The 4th and 5th issues - general introduction


I decided to insert the fourth and fifth issues together because in essence we are dealing with the same identical stamps that differ only for the perforation and some other detail like color shades or paper quality; it would have been not useful to repeat twice technical considerations, characteristics etc..
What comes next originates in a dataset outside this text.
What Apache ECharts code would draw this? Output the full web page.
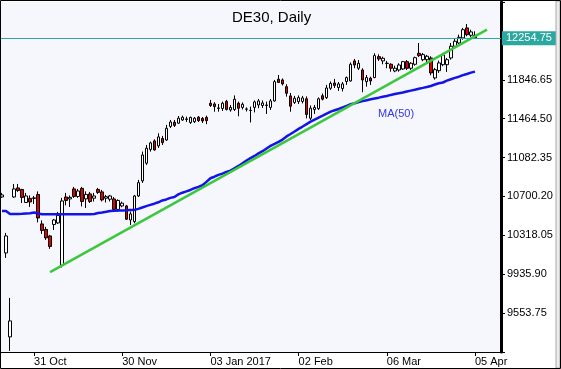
<!DOCTYPE html>
<html><head><meta charset="utf-8">
<script src="https://cdn.jsdelivr.net/npm/echarts@6/dist/echarts.min.js"></script>
<style>html,body{margin:0;padding:0;background:#fff}#c{width:561px;height:369px}</style>
</head><body><div id="c"></div>
<script>
const categories = [
'2016-10-19','2016-10-20','2016-10-21','2016-10-24','2016-10-25','2016-10-26','2016-10-27','2016-10-28','2016-10-31',
'2016-11-01','2016-11-02','2016-11-03','2016-11-04','2016-11-07','2016-11-08','2016-11-09','2016-11-10','2016-11-11',
'2016-11-14','2016-11-15','2016-11-16','2016-11-17','2016-11-18','2016-11-21','2016-11-22','2016-11-23','2016-11-24',
'2016-11-25','2016-11-28','2016-11-29','2016-11-30',
'2016-12-01','2016-12-02','2016-12-05','2016-12-06','2016-12-07','2016-12-08','2016-12-09','2016-12-12','2016-12-13',
'2016-12-14','2016-12-15','2016-12-16','2016-12-19','2016-12-20','2016-12-21','2016-12-22','2016-12-23','2016-12-27',
'2016-12-28','2016-12-29','2016-12-30',
'2017-01-03','2017-01-04','2017-01-05','2017-01-06','2017-01-09','2017-01-10','2017-01-11','2017-01-12','2017-01-13',
'2017-01-16','2017-01-17','2017-01-18','2017-01-19','2017-01-20','2017-01-23','2017-01-24','2017-01-25','2017-01-26',
'2017-01-27','2017-01-30','2017-01-31',
'2017-02-01','2017-02-02','2017-02-03','2017-02-06','2017-02-07','2017-02-08','2017-02-09','2017-02-10','2017-02-13',
'2017-02-14','2017-02-15','2017-02-16','2017-02-17','2017-02-20','2017-02-21','2017-02-22','2017-02-23','2017-02-24',
'2017-02-27','2017-02-28',
'2017-03-01','2017-03-02','2017-03-03','2017-03-06','2017-03-07','2017-03-08','2017-03-09','2017-03-10','2017-03-13',
'2017-03-14','2017-03-15','2017-03-16','2017-03-17','2017-03-20','2017-03-21','2017-03-22','2017-03-23','2017-03-24',
'2017-03-27','2017-03-28','2017-03-29','2017-03-30','2017-03-31',
'2017-04-03','2017-04-04','2017-04-05','2017-04-06','2017-04-07','2017-04-10','2017-04-11','2017-04-12','2017-04-13'
];
const tickLabels = {
  '2016-10-31':'31 Oct','2016-11-30':'30 Nov','2017-01-03':'03 Jan 2017',
  '2017-02-02':'02 Feb','2017-03-06':'06 Mar','2017-04-05':'05 Apr'
};
const openVals = [10695,10145,9320,10695,10784,10769,10641,10681,10681,10720,10430,10376,10312,10425,10440,10022,10695,10676,10774,10700,
10779,10676,10725,10683,10769,10745,10683,10673,10676,10573,10607,10607,10469,10453,10705,10853,11027,11162,11246,11197,
11270,11255,11388,11429,11420,11452,11457,11427,11435,11479,11467,11477,11616,11609,11565,11565,11634,11550,11555,11616,
11575,11557,11545,11575,11599,11594,11594,11575,11639,11852,11845,11779,11688,11624,11632,11634,11660,11469,11555,11563,
11690,11671,11763,11815,11771,11761,11830,11835,12032,11960,11943,11828,11862,11868,12074,12032,12007,11999,11933,11943,
11953,12025,11960,11999,12107,12044,12044,12061,11865,11936,11995,11995,12061,12176,12208,12258,12356,12284,12284];
const closeVals = [10715,10312,9477,10774,10759,10691,10705,10646,10686,10489,10366,10293,10209,10469,10514,10656,10661,10691,10700,10754,
10651,10720,10651,10705,10740,10666,10698,10705,10573,10661,10634,10476,10528,10705,10836,11108,11174,11226,11157,11285,
11229,11370,11432,11398,11469,11479,11462,11477,11469,11445,11442,11445,11594,11583,11570,11616,11555,11575,11655,11567,
11606,11560,11547,11629,11639,11619,11599,11639,11828,11820,11806,11714,11587,11665,11671,11668,11506,11567,11575,11660,
11656,11766,11811,11791,11806,11806,11868,11999,11992,12009,11845,11868,11835,12084,12051,12058,12009,11960,11960,11992,
12025,11960,12009,12064,12084,12094,12078,11914,11946,12012,12091,12044,12176,12225,12264,12339,12290,12317,12254.75];
const lowVals = [10686,10096,9182,10686,10745,10636,10636,10597,10627,10445,10332,10273,10185,10371,10430,10003,10612,10597,10686,10686,
10602,10587,10636,10651,10725,10651,10641,10651,10561,10551,10594,10469,10420,10437,10695,10833,11010,11141,11150,11177,
11206,11246,11373,11383,11413,11442,11432,11413,11422,11432,11422,11410,11580,11533,11533,11540,11545,11533,11540,11488,
11555,11535,11427,11526,11567,11570,11511,11550,11632,11815,11791,11681,11533,11609,11609,11614,11467,11452,11511,11550,
11644,11658,11747,11766,11737,11732,11796,11828,11960,11943,11724,11779,11796,11862,12032,11999,11960,11926,11921,11926,
11943,11943,11943,11985,12071,12029,12022,11891,11848,11914,11980,11924,12044,12166,12192,12241,12274,12264,12251];
const highVals = [10735,10342,9703,10823,10823,10774,10735,10710,10705,10750,10465,10401,10322,10479,10548,10686,10735,10710,10794,10774,
10794,10750,10745,10735,10784,10764,10715,10715,10695,10671,10649,10617,10551,10715,10863,11141,11206,11239,11262,11321,
11295,11403,11452,11452,11491,11494,11484,11484,11481,11491,11481,11494,11649,11626,11609,11632,11649,11599,11693,11632,
11624,11575,11583,11644,11658,11644,11632,11658,11845,11894,11860,11803,11717,11688,11693,11688,11683,11594,11599,11673,
11712,11796,11830,11855,11825,11825,11879,12017,12051,12041,11960,11894,11877,12107,12097,12074,12032,12009,11985,12009,
12032,12041,12019,12074,12208,12110,12091,12078,11963,12035,12110,12061,12208,12251,12290,12356,12395,12339,12323];
const ma50 = [10558,10558,10528,10528,10528,10530,10533,10535,10543,10533,10526,10526,10526,10526,10526,10526,10526,10526,10526,10526,
10526,10526,10526,10528,10538,10543,10550,10558,10560,10561,10563,10565,10568,10568,10578,10592,10605,10617,10629,10643,
10661,10671,10686,10695,10720,10737,10750,10764,10781,10794,10810,10843,10879,10894,10912,10925,10941,10954,10977,11000,
11025,11053,11076,11098,11123,11145,11172,11197,11216,11236,11259,11290,11314,11339,11364,11387,11411,11435,11455,11475,
11494,11514,11534,11547,11560,11575,11590,11606,11616,11627,11637,11646,11655,11663,11671,11680,11688,11698,11706,11714,
11722,11731,11740,11749,11759,11767,11776,11786,11800,11812,11820,11838,11852,11865,11877,11892,11904,11917,11927];
const trendIdx = [12, 121];
const trendVals = [9956, 12340];
const lastPrice = 12254.75;
const yMin = 9171.6, yMax = 12610.95, yStep = 382.15;

const candleData = openVals.map((o, i) => [o, closeVals[i], lowVals[i], highVals[i]]);
const trendData = categories.map(() => null);
trendIdx.forEach((k, j) => { trendData[k] = trendVals[j]; });
const FONT = 'Liberation Sans, Arial, sans-serif';
const isTick = (i) => tickLabels[categories[i]] !== undefined;

const chart = echarts.init(document.getElementById('c'), null, {renderer: 'canvas'});
chart.setOption({
  backgroundColor: '#ffffff',
  animation: false,
  title: {
    text: 'DE30, Daily', left: 227, top: 5,
    textStyle: {fontSize: 15, fontWeight: 'normal', color: '#000', fontFamily: FONT}
  },
  grid: {left: 0, right: 60, top: 2, height: 350, show: true, backgroundColor: '#F5F7FD', borderWidth: 0},
  xAxis: {
    type: 'category', data: categories, boundaryGap: true,
    axisLine: {show: true, lineStyle: {color: '#000', width: 1}},
    axisTick: {show: true, alignWithLabel: true, length: 4, interval: (i) => isTick(i), lineStyle: {color: '#000'}},
    axisLabel: {interval: (i) => isTick(i), formatter: (v) => tickLabels[v] || '', align: 'left', margin: 4,
      fontSize: 11, color: '#000', fontFamily: FONT},
    splitLine: {show: false}
  },
  yAxis: {
    type: 'value', position: 'right', min: yMin, max: yMax, interval: yStep, scale: true,
    axisLine: {show: true, lineStyle: {color: '#000', width: 3}},
    axisTick: {show: true, length: 4, lineStyle: {color: '#000'}},
    axisLabel: {margin: 6, fontSize: 11, color: '#000', fontFamily: FONT,
      formatter: (v) => (v > yMin + 1 && v < 12000) ? v.toFixed(2) : ''},
    splitLine: {show: false}
  },
  series: [
    {
      type: 'candlestick', data: candleData, barWidth: 3,
      itemStyle: {color: '#FFFFFF', color0: '#E00000', borderColor: '#000', borderColor0: '#000', borderWidth: 1},
      markLine: {
        silent: true, symbol: ['none', 'none'],
        lineStyle: {color: '#2BA8A0', width: 1, type: 'solid'},
        label: {show: true, position: 'end', formatter: lastPrice.toFixed(2), color: '#fff',
          backgroundColor: '#2BA8A0', padding: [2, 6, 1, 4], fontSize: 11, fontFamily: FONT, distance: 1},
        data: [{yAxis: lastPrice}]
      }
    },
    {
      type: 'line', data: ma50, showSymbol: false, symbol: 'none',
      lineStyle: {color: '#1414E6', width: 2.5}
    },
    {
      type: 'line', data: trendData, connectNulls: true, showSymbol: false, symbol: 'none',
      lineStyle: {color: '#3CC83C', width: 2.5}
    }
  ],
  graphic: [
    {type: 'text', left: 378, top: 108, style: {text: 'MA(50)', fill: '#3535E8', font: '11px ' + FONT}},
    {type: 'rect', z: 100, shape: {x: 556, y: 1, width: 4, height: 367}, style: {fill: '#ECECEC', stroke: '#A8A8A8', lineWidth: 1}, silent: true},
    {type: 'rect', z: 101, shape: {x: 0.5, y: 0.5, width: 560, height: 368}, style: {fill: 'none', stroke: '#000', lineWidth: 1}, silent: true}
  ]
});
</script>
</body></html>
The Lombardy-Venetia fourth issue was issued July 1st 1863 and comprehended five stamps:

2 soldi
Yellow
3 soldi
Green
5 soldi
Pink
10 soldi
Blue
15 soldi
Brown

Identical is the composition also for the following set, the fifth one that came to light between 1864 and 1865 to substitute the previous values while the stock was getting fully utilized. At the beginning also the values of 50 Soldi and 1 Fiorino were supposed to be made but they were never created. Both sets represent the Austrian eagle embossed in relief in a double oval frame with similar graphic composition as per the third issue. The engraver was Josef Tautenhayn. They were printed in sheets of 400 parts divided in 4 groups of 100 each on machine made paper. While for the fourth issue the paper was without watermark, for the fifth one a different paper with at the center of each group of 100 parts the watermark "BRIEF-MARKEN", written with characters height of 2.5 centimeters, was used. The fourth issue block perforation had a pitch of 14 making use of the same perforation tools of the previous issue (and in fact we can find the same variety of stamps with different heights mentioned in the third issue), while the fifth set was perforated in block but with pitch 9.5.
The validity ended in August 1866, when came to use definitively the Italian stamps. They stayed in use in Levant until August 1869.
Unknown the number of parts printed, as for all the issues of Lombardy-Venetia. Also for these values the interesting varieties are not missing as offsets, albino printings, perforation varieties, etc. and also on these issues we can find occasionally the marks of the edgings of the typographic composition as for the third issue (see for details).
Some official reprints of the issue perforated 14 were made in 1884 and 1887.